I’m disappointed in myself that it’s been nearly a whole month since I’ve written anything here. That’s very lame of me. Not a whole lot of interest has been going on, I suppose. Even if it had been, I’m not sure how much I would say about it. Both Mike and a friend have called me on it, that I never have much to say lately. It’s true. I’ve been feeling pretty quiet. Coming up on the anniversary of the reason I started this blog, although not my “blogiversary” yet. Just makes me contemplative, but not very verbose.

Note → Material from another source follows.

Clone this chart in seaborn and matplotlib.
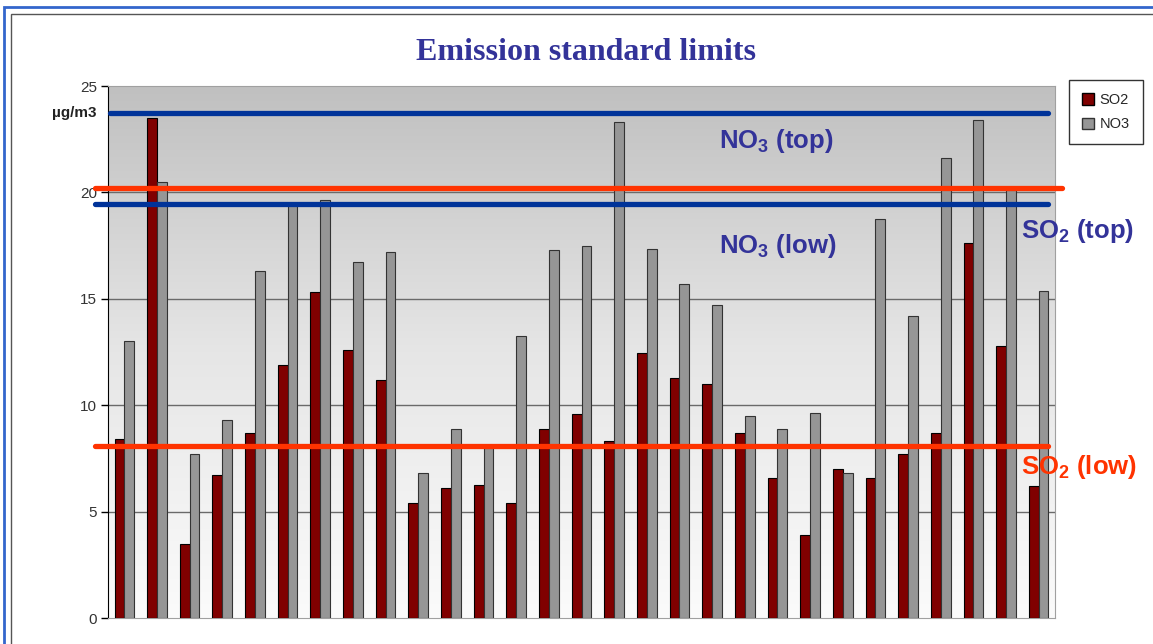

Both my brother and sister got “real” jobs recently, actually at the same place up north, so they’re able to rent an apartment together. We’re helping them move this weekend. Very, very proud of them. It’ll probably mean that we’ll get to see them even less than we already did, but the move should be good for both of them. My parents will actually have an empty nest! My mom’s sure to put the extra grocery money toward her list of home-improvement projects. Must say I’m a bit envious of that. It’s kind of frightening that we just bought our first house, haven’t even slapped a coat of paint on it yet, and home prices are probably going to plummet, from what I hear on the news. I don’t think we’re in any danger of defaulting on our mortgage (made our first payment, yay!), so we won’t become one of those statistics, but it’s disheartening to have made this investment right when real estate is no longer the stellar investment it had been for so long. I had hoped that we were getting in at the bottom of the curve, but it doesn’t sound that way. Not much choice but to ride it out and see what happens at this point, but it’s a little scary nonetheless. Still better than renting, I suppose. Still pleased with our neighborhood. We have an albino squirrel, of all things, that frequents our backyard. I tried to get a picture of him, but he’s quick!
I’m trying not to make excuses for the lack of posts, but I can’t make promises, either. I hope to feel more talkative soon, but if not, things might stay sparse around here for a while. Don’t be alarmed; I shall return!